Several Britons have been killed fighting with the YPG in Syria
Briton who fought against ISIL faces terrorism charge
A Briton who travelled to Syria to join a Kurdish militia has become the first person from the UK to face a terrorism charge for fighting against ISIL.
London's Metropolitan Police force said on Wednesday that James Matthews, 43, is accused of “attending a place or places in Iraq and Syria where instruction or training was provided” for terrorist purposes.
In March, a Jim Matthews was a signatory on an “open letter from British YPG fighters on London attacks” posted on a Kurdish news website. It urged people not to give in to extremism following several deadly attacks.
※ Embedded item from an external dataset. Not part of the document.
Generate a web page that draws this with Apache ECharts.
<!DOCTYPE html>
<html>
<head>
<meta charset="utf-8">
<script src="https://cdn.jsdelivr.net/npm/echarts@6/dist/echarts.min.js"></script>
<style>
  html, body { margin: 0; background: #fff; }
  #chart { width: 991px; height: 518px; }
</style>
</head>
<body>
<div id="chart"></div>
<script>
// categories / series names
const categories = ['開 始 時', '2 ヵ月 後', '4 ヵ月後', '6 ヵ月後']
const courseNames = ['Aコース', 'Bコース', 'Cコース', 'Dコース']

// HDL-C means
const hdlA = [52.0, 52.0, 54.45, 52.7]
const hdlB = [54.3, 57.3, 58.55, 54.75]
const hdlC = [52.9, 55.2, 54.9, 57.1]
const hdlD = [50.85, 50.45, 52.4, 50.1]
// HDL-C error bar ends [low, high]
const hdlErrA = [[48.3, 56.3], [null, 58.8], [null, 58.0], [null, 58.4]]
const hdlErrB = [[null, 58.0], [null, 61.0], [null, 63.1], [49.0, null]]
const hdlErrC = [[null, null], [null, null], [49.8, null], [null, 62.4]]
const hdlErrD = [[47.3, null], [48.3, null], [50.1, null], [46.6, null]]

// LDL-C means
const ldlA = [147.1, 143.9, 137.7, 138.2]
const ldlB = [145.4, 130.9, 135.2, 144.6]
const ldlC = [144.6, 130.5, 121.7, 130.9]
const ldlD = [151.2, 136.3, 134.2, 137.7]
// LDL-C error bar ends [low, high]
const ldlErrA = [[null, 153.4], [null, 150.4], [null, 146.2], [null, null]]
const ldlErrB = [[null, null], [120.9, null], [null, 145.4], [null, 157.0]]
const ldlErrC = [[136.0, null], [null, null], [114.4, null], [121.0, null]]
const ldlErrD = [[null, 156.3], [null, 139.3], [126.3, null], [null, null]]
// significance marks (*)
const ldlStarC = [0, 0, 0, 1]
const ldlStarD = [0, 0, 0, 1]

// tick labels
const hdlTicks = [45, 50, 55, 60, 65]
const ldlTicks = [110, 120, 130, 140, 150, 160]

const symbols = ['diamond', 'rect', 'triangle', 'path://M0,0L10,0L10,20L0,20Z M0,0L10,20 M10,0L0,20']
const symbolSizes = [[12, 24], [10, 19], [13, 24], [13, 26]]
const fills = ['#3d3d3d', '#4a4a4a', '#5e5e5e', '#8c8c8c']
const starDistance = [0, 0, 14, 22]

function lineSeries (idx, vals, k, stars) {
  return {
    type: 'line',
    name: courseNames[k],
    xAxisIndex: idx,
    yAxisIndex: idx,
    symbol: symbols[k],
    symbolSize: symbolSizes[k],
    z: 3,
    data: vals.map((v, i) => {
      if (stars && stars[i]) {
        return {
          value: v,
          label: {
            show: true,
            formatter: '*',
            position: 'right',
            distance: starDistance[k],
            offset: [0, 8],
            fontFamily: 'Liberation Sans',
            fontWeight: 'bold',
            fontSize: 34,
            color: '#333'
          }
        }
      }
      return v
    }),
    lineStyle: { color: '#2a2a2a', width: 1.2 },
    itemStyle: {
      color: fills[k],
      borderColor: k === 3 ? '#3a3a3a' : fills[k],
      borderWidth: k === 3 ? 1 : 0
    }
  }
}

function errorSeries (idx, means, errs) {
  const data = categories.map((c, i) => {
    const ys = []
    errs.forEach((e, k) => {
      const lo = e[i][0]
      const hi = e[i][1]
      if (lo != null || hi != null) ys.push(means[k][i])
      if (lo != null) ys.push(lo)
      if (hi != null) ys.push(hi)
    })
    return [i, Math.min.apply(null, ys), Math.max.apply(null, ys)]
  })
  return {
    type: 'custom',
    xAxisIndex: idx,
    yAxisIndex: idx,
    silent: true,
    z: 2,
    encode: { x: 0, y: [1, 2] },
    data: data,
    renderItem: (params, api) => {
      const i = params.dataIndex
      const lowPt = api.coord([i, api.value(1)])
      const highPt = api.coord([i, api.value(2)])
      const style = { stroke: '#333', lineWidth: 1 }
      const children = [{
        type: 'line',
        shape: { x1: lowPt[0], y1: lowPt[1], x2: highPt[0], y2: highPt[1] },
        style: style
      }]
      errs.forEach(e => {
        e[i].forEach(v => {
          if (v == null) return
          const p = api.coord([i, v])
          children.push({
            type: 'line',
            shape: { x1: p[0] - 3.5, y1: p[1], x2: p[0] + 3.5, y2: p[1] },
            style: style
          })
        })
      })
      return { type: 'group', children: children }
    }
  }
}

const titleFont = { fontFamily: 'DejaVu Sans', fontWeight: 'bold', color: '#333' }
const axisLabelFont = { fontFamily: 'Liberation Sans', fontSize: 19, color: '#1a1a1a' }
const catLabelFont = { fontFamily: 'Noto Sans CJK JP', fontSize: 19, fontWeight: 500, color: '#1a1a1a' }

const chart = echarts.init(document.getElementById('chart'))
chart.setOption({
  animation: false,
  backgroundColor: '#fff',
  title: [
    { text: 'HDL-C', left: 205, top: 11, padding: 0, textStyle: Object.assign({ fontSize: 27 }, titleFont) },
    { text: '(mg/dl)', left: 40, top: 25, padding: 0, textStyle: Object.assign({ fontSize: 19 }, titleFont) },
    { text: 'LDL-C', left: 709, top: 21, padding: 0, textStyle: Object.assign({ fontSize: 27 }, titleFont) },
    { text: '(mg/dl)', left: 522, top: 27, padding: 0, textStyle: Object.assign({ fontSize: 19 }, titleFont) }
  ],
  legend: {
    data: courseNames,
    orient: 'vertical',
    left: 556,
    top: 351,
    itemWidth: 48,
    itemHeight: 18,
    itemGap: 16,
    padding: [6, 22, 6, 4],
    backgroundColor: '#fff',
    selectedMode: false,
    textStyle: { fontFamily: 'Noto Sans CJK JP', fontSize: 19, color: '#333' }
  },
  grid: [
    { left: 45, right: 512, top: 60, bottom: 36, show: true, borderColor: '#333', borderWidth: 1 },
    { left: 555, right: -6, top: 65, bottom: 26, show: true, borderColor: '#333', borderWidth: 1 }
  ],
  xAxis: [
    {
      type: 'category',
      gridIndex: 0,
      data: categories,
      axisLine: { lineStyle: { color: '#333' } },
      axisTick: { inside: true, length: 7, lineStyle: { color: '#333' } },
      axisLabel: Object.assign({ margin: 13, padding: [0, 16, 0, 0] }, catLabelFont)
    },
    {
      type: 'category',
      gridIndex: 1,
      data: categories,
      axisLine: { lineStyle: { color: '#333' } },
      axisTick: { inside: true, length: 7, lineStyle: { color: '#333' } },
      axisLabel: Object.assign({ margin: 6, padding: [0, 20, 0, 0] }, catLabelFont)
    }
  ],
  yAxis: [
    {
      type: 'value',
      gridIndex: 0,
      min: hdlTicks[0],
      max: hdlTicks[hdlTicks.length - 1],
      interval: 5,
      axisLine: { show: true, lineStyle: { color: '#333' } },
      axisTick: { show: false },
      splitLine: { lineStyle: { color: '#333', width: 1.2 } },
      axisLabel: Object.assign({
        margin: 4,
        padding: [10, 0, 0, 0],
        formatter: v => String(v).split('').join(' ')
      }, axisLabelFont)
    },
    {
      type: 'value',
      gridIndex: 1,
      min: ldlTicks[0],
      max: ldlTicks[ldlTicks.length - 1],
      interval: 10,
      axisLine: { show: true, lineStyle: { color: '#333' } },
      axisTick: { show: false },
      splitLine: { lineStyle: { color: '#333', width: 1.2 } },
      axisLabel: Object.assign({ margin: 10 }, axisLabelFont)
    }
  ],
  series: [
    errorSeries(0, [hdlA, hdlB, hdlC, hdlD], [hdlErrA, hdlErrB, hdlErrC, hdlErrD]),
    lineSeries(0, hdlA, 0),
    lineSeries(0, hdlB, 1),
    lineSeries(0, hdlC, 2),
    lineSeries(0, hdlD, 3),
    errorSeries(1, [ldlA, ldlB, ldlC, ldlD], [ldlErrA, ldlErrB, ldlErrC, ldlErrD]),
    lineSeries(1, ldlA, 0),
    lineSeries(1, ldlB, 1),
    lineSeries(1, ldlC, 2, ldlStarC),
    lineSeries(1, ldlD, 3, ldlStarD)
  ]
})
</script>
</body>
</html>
Mr Matthews, a former soldier, is due in court on February 14 to be formally charged. Fellow British fighters said that Mr Matthews has been back in the UK for nearly two years and has been teaching English in central London.
Several Britons have been killed fighting with Kurdish YPG militia against ISIL and Mr Matthews’ supporters said that dozens of Britons had also travelled to the region. The criminal case against Mr Matthews raises questions about whether others could face similar action.
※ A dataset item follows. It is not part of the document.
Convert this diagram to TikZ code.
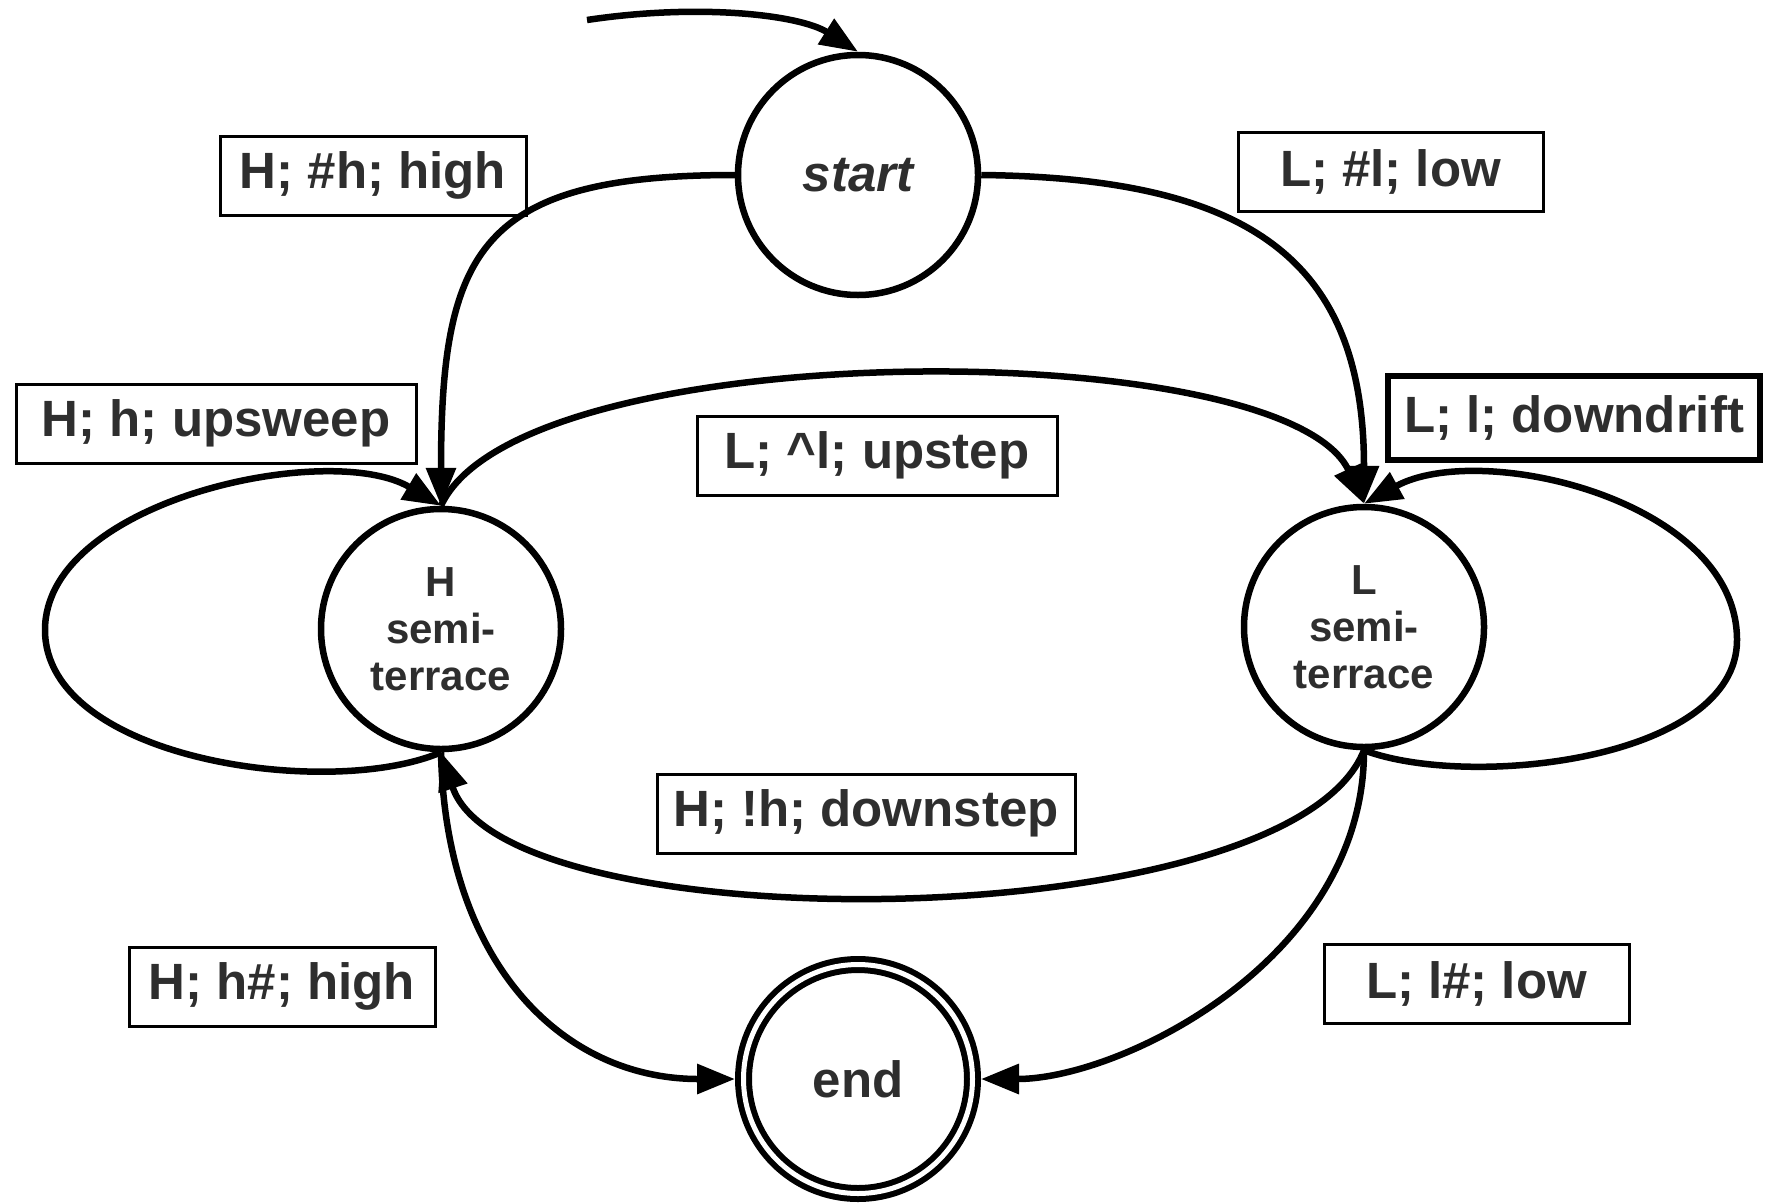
\documentclass[tikz,border=0pt]{standalone}
\usepackage{fontspec}
\setmainfont{Liberation Sans}
\usetikzlibrary{arrows.meta}
\definecolor{txt}{HTML}{2E2E2E}
\begin{document}
\begin{tikzpicture}[x=1pt,y=-1pt,
  stnode/.style={circle, draw, line width=6.5pt, minimum size=240pt, inner sep=0pt, outer sep=3.25pt,
    font=\fontsize{42}{47}\selectfont\bfseries, text=txt, align=center},
  lbl/.style={draw, line width=3pt, inner sep=0pt, minimum height=79pt,
    font=\fontsize{51}{60}\selectfont\bfseries, text=txt},
  conn/.style={line width=6.5pt, -{Triangle[length=38pt,width=29pt]}}
]
\useasboundingbox (0,0) rectangle (1771,1202);

% states
\node[stnode, font=\fontsize{51}{60}\selectfont\bfseries\itshape] (start) at (858,175) {start};
\node[stnode] (H) at (441,629) {H\\semi-\\terrace};
\node[stnode] (L) at (1364,627) {L\\semi-\\terrace};
\node[stnode, double, line width=6pt, double distance=5pt, minimum size=229pt, outer sep=8.5pt,
      font=\fontsize{51}{60}\selectfont\bfseries] (end) at (858,1079) {end};

% labels
\node[lbl, minimum width=306pt] (l1) at (373,175.5) {H; \#h; high};
\node[lbl, minimum width=305pt] (l2) at (1390.5,171.5) {L; \#l; low};
\node[lbl, minimum width=400pt] (l3) at (216,423.5) {H; h; upsweep};
\node[lbl, minimum width=360pt] (l4) at (877,455.5) {L; \^{}l; upstep};
\node[lbl, line width=6pt, minimum width=372pt, minimum height=84pt] (l5) at (1574,418) {L; l; downdrift};
\node[lbl, minimum width=418pt] (l6) at (866,813.5) {H; !h; downstep};
\node[lbl, minimum width=306pt] (l7) at (282,986.5) {H; h\#; high};
\node[lbl, minimum width=305pt] (l8) at (1476.5,983.5) {L; l\#; low};

% initial arrow
\coordinate (init) at (587,20);
\draw[conn] (init) .. controls (700,3) and (800,15) .. (start.north);

% start to semi-terraces
\draw[conn] (start.west) .. controls (480,175) and (441,250) .. (H.north);
\draw[conn] (start.east) .. controls (1250,178) and (1364,260) .. (L.north);

% upstep arc and downstep arc
\draw[conn] (H.north) .. controls (520,333) and (1285,333) .. (L.north);
\draw[conn] (L.south) .. controls (1290,939) and (505,945) .. (H.south);

% to end
\draw[conn] (H.south) .. controls (445,960) and (560,1079) .. (end.west);
\draw[conn] (L.south) .. controls (1364,960) and (1120,1079) .. (end.east);

% self loops
\draw[conn] (H.south) .. controls (330,800) and (45,760) .. (45,630)
  .. controls (45,500) and (330,440) .. (H.north);
\draw[conn] (L.south) .. controls (1470,790) and (1737,760) .. (1737,640)
  .. controls (1737,500) and (1480,440) .. (L.north);
\end{tikzpicture}
\end{document}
Supporters claimed that he was being “unfairly persecuted” and criticised the decision to bring a case against him.
Irishman Joshua Molloy, a former YPG fighter, questioned the message that the criminal charge sent to the Syrian Democratic Forces (SDF) fighting ISIL in a post on Twitter.
Turkey considers the YPG to be a “terrorist” group as well as the Syrian offshoot of the Kurdistan Workers' Party (PKK) which has waged a bloody three-decade insurgency against the Turkish state and is considered a terrorist organisation by the United States.
Mr Matthews appeared in a 2015 documentary on British fighters, alongside 24-year-old fellow volunteer Jac Holmes, who died in Raqqa in November. Other volunteers have been arrested and questioned, including Joshua Walker who was acquitted of unrelated terror charges.
Macer Gifford, 31, from Cambridgeshire, told The National that he had travelled on three occasions to join the YPG since 2014 but had always dismissed the possibility that he would be arrested. He said he last saw Mr Matthews at the funeral of Mr Holmes earlier this month.
“It concerns me enormously because the charge is incredibly vague and it applies to everyone including myself,” he said. “He did no more or no less than what we all would have done.
“I don’t think that any jury in the land will convict him on the charges against him. It’s not in the public interest.”